Он помолчал и добавил, понизив голос:

— Бандиты приехали на санях. Один санный след уходит в Пустополье, а другой — в Костин Кут.

— Ну и что же? — вскинул брови Дмитрий Данилович.

— Остановку они сделали возле двора Устиньи Пещуровой. Там конский помет видать под воротами, сено раструшено. Устинья эта самогоном занимается. Она себе прошлый год мужика в примаки взяла, по фамилии Острецов. Ничего парень, из демобилизованных. Так этот Острецов заявил, что ночью действительно к Устинье приезжали за самогоном какие-то трое. Взяли, говорит, четверть самогона и уехали в направлении села Волчья Падь.

— И санный след туда ведет? — спросил Дмитрий Данилович.

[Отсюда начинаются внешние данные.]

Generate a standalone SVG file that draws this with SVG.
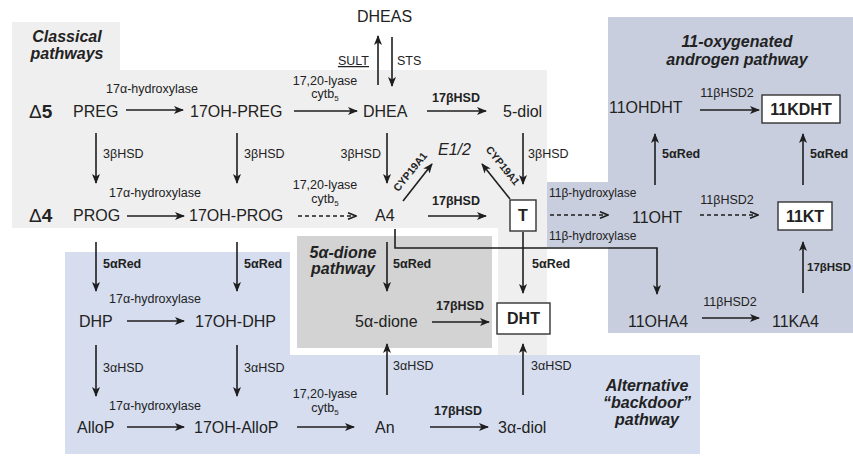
<svg xmlns="http://www.w3.org/2000/svg" width="853" height="456" viewBox="0 0 853 456">
<style>
text{font-family:"Liberation Sans",Arial,sans-serif;fill:#222}
.n{font-size:16px}
.nb{font-size:16px;font-weight:bold}
.l{font-size:12.5px}
.lb{font-size:12.5px;font-weight:bold}
.t{font-size:16px;font-weight:bold;font-style:italic}
.c{text-anchor:middle}
.e{text-anchor:end}
.box{fill:#fff;stroke:#333;stroke-width:1.4}
.a{stroke:#1e1e1e;stroke-width:1.6;fill:none;marker-end:url(#ah)}
.d{stroke:#1e1e1e;stroke-width:1.6;fill:none;stroke-dasharray:4 3;marker-end:url(#ao)}
.p{stroke:#1e1e1e;stroke-width:1.6;fill:none}
</style>
<defs>
<marker id="ah" viewBox="0 0 10 8" refX="9" refY="4" markerWidth="10" markerHeight="8" markerUnits="userSpaceOnUse" orient="auto"><path d="M0,0 L10,4 L0,8 L2.5,4 z" fill="#1e1e1e"/></marker>
<marker id="ao" viewBox="0 0 10 8" refX="9" refY="4" markerWidth="10" markerHeight="8" markerUnits="userSpaceOnUse" orient="auto"><path d="M1,0.7 L9,4 L1,7.3" fill="none" stroke="#1e1e1e" stroke-width="1.6"/></marker>
</defs>
<rect width="853" height="456" fill="#fff"/>
<g id="backgrounds">
<path d="M12,22 H120 V70 H547 V355 H498 V228 H12 Z" fill="#efefef"/>
<path d="M65,252 H290 V355 H700 V454 H65 Z" fill="#d5ddef"/>
<path d="M608,17 H853 V333 H608 V247 H547 V182 H608 Z" fill="#c8cede"/>
<rect x="297" y="236" width="195" height="112" fill="#d3d3d3"/>
</g>
<g id="titles">
<text class="t c" x="67" y="42">Classical</text>
<text class="t c" x="67" y="59">pathways</text>
<text class="t c" x="343" y="258">5α-dione</text>
<text class="t c" x="343" y="274">pathway</text>
<text class="t c" x="647" y="391">Alternative</text>
<text class="t c" x="647" y="408">“backdoor”</text>
<text class="t c" x="647" y="425">pathway</text>
<text class="t c" x="737" y="47">11-oxygenated</text>
<text class="t c" x="737" y="65">androgen pathway</text>
<text x="29" y="118" style="font-size:19px">Δ<tspan style="font-weight:bold">5</tspan></text>
<text x="29" y="222" style="font-size:19px">Δ<tspan style="font-weight:bold">4</tspan></text>
</g>
<g id="PREG"><text class="n" x="73" y="117">PREG</text></g>
<g id="OHPREG"><text class="n" x="190" y="117">17OH-PREG</text></g>
<g id="DHEA"><text class="n" x="363" y="117">DHEA</text></g>
<g id="DHEAS"><text class="n" x="357" y="22">DHEAS</text></g>
<g id="diol5"><text class="n" x="503" y="117">5-diol</text></g>
<g id="PROG"><text class="n" x="73" y="221">PROG</text></g>
<g id="OHPROG"><text class="n" x="189" y="221">17OH-PROG</text></g>
<g id="A4"><text class="n" x="375" y="221">A4</text></g>
<g id="E12"><text class="n" x="438" y="155" style="font-style:italic">E1/2</text></g>
<g id="T"><rect class="box" x="510" y="200" width="26" height="31"/><text class="nb c" x="523" y="221">T</text></g>
<g id="DHP"><text class="n" x="79" y="327">DHP</text></g>
<g id="OHDHP"><text class="n" x="195" y="327">17OH-DHP</text></g>
<g id="dione"><text class="n" x="355" y="327">5α-dione</text></g>
<g id="DHT"><rect class="box" x="497" y="303" width="53" height="31"/><text class="nb c" x="523.5" y="324">DHT</text></g>
<g id="AlloP"><text class="n" x="77" y="433">AlloP</text></g>
<g id="OHAlloP"><text class="n" x="194" y="433">17OH-AlloP</text></g>
<g id="An"><text class="n" x="375" y="433">An</text></g>
<g id="diol3a"><text class="n" x="498" y="433">3α-diol</text></g>
<g id="OHDHT11"><text class="n" x="609" y="113">11OHDHT</text></g>
<g id="KDHT11"><rect class="box" x="762" y="95" width="78" height="28"/><text class="nb c" x="801" y="115">11KDHT</text></g>
<g id="OHT11"><text class="n" x="632" y="223">11OHT</text></g>
<g id="KT11"><rect class="box" x="778" y="202" width="54" height="28"/><text class="nb c" x="805" y="222">11KT</text></g>
<g id="OHA411"><text class="n" x="628" y="327">11OHA4</text></g>
<g id="KA411"><text class="n" x="772" y="327">11KA4</text></g>
<g id="connectors">
<line class="a" x1="126" y1="110" x2="183" y2="110"/>
<line class="a" x1="294" y1="111" x2="357" y2="111"/>
<line class="a" x1="427" y1="111" x2="486" y2="111"/>
<line class="a" x1="378" y1="85" x2="378" y2="36"/>
<line class="a" x1="392" y1="37" x2="392" y2="86"/>
<line class="a" x1="96" y1="133" x2="96" y2="183"/>
<line class="a" x1="237" y1="133" x2="237" y2="183"/>
<line class="a" x1="387" y1="133" x2="387" y2="183"/>
<line class="a" x1="523" y1="133" x2="523" y2="184"/>
<line class="a" x1="127" y1="216" x2="184" y2="216"/>
<line class="d" x1="298" y1="216" x2="356" y2="216"/>
<line class="a" x1="428" y1="216" x2="486" y2="216"/>
<line class="a" x1="403" y1="201" x2="432" y2="164"/>
<line class="a" x1="510" y1="199" x2="482" y2="164"/>
<line class="d" x1="550" y1="215" x2="608" y2="215"/>
<line class="d" x1="700" y1="215" x2="758" y2="215"/>
<line class="a" x1="655" y1="185" x2="655" y2="134"/>
<line class="a" x1="803" y1="185" x2="803" y2="134"/>
<line class="a" x1="700" y1="110" x2="759" y2="110"/>
<line class="a" x1="803" y1="293" x2="803" y2="242"/>
<line class="a" x1="702" y1="318" x2="759" y2="318"/>
<polyline class="a" points="395,229 395,248 657,248 657,294"/>
<line class="a" x1="96" y1="242" x2="96" y2="291"/>
<line class="a" x1="237" y1="242" x2="237" y2="291"/>
<line class="a" x1="387" y1="242" x2="387" y2="291"/>
<line class="a" x1="523" y1="232" x2="523" y2="293"/>
<line class="a" x1="127" y1="321" x2="184" y2="321"/>
<line class="a" x1="432" y1="322" x2="489" y2="322"/>
<line class="a" x1="96" y1="345" x2="96" y2="396"/>
<line class="a" x1="237" y1="345" x2="237" y2="396"/>
<line class="a" x1="387" y1="395" x2="387" y2="344"/>
<line class="a" x1="523" y1="395" x2="523" y2="344"/>
<line class="a" x1="127" y1="427" x2="184" y2="427"/>
<line class="a" x1="297" y1="427" x2="354" y2="427"/>
<line class="a" x1="430" y1="427" x2="488" y2="427"/>
</g>
<g id="labels">
<text class="l c" x="152" y="93">17α-hydroxylase</text>
<text class="l c" x="325" y="85">17,20-lyase</text>
<text class="l c" x="325" y="98">cytb<tspan style="font-size:8px" dy="3">5</tspan></text>
<text class="lb c" x="456" y="102">17βHSD</text>
<text class="l e" x="369" y="65" style="text-decoration:underline">SULT</text>
<text class="l" x="397" y="65">STS</text>
<text class="l" x="103" y="158">3βHSD</text>
<text class="l" x="244" y="158">3βHSD</text>
<text class="l e" x="381" y="158">3βHSD</text>
<text class="l" x="528" y="158">3βHSD</text>
<text class="lb" transform="translate(413,174) rotate(-51)" text-anchor="middle" style="font-size:10.5px">CYP19A1</text>
<text class="lb" transform="translate(500,168) rotate(51)" text-anchor="middle" style="font-size:10.5px">CYP19A1</text>
<text class="l c" x="155" y="197">17α-hydroxylase</text>
<text class="l c" x="325" y="189">17,20-lyase</text>
<text class="l c" x="325" y="203">cytb<tspan style="font-size:8px" dy="3">5</tspan></text>
<text class="lb c" x="456" y="205">17βHSD</text>
<text class="l" x="549" y="197" style="font-size:12px">11β-hydroxylase</text>
<text class="l" x="549" y="240" style="font-size:12px">11β-hydroxylase</text>
<text class="l c" x="727" y="97">11βHSD2</text>
<text class="l c" x="727" y="204">11βHSD2</text>
<text class="l c" x="730" y="306">11βHSD2</text>
<text class="lb" x="662" y="158">5αRed</text>
<text class="lb" x="810" y="158">5αRed</text>
<text class="lb" x="807" y="271" style="font-size:11.5px">17βHSD</text>
<text class="lb" x="103" y="268">5αRed</text>
<text class="lb" x="244" y="268">5αRed</text>
<text class="lb" x="393" y="268">5αRed</text>
<text class="lb" x="532" y="268">5αRed</text>
<text class="l c" x="155" y="303">17α-hydroxylase</text>
<text class="lb c" x="460" y="310">17βHSD</text>
<text class="l" x="103" y="372">3αHSD</text>
<text class="l" x="244" y="372">3αHSD</text>
<text class="l" x="393" y="370">3αHSD</text>
<text class="l" x="531" y="370">3αHSD</text>
<text class="l c" x="155" y="410">17α-hydroxylase</text>
<text class="l c" x="325" y="398">17,20-lyase</text>
<text class="l c" x="325" y="412">cytb<tspan style="font-size:8px" dy="3">5</tspan></text>
<text class="lb c" x="458" y="415">17βHSD</text>
</g>
</svg>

— Да уж Острецов брехать не станет, — махнул рукой Длугач, — и санный след на Волчью Падь ведет, все честь по чести. Два следователя из Чека тут были, глядели. А только возле Волчьей Пади сани на широкий шлях свернули, и там след их пропал.

Дмитрий Данилович аккуратно забинтовал голову Длугачу и сказал уверенно:

— Значит, единственной ниточкой для следствия остается эта ваша самогонщица.

— Совершенно правильно, — согласился Длугач. — Следователи ее арестовали и сегодня увезли в уезд, в Чека. Там будут разбираться…

В то самое время, когда Илья Длугач разговаривал с Дмитрием Даниловичем, сожитель арестованной Устиньи, Степан Острецов, дожидаясь председателя, стоял возле сельсовета и вполголоса говорил молодому, закутанному в башлык парню:

— Одним духом скачи к Пантелею Смаглюку. Пусть соберет людей и догонит сани. Пусть перережет им дорогу возле Кривой балки и ликвидирует всех до одного!

— А Устинью как? — посчитал нужным спросить парень в башлыке.

— Я же сказал — всех до одного, — жестко повторил Острецов. — Чтобы ни один не ушел!

— Подводчиком для них наряжен наш человек.

— Все равно. Не должен уйти ни один. Ступай…

Когда Илья Длугач вернулся в сельсовет, Острецов спокойно сидел на крыльце, покуривал цигарку. Он посмотрел на председателя светлыми глазами и сказал, усмехаясь:

— А я тебя жду, Илья Михайлович.

— Чего тебе, Степан? — спросил Длугач.

— Да все насчет жинки, — тряхнул головой Острецов. — По-моему, напрасно ее взяли. Она виновата только в том, что варила самогон. Ну и оштрафуйте ее за самогон. А зачем же арестовывать?

— Разберутся — выпустят, — сказал Длугач.

— Я знаю, что разберутся. Хочу только передачу ей послать, а то вернется — будет ругать. Такой-сякой, скажет, год у меня прожил, а как меня забрали, не вспомнил…

Острецов долго просидел в сельсовете. Он рассказывал Длугачу о Буденном, о боях под Варшавой, курил, угощал Длугача папиросами и под конец сказал:

— Думаю в партию вступать, товарищ Длугач. Понимаешь, неудобно как-то получается: красным командиром был, кровь проливал за революцию, а теперь обзавелся своим домком и вроде забыл про все. Некрасиво.

— Ну что ж, подавай, товарищ Острецов, заявление, — кивнул Длугач. — Ты человек сознательный, культурный, мы разберем.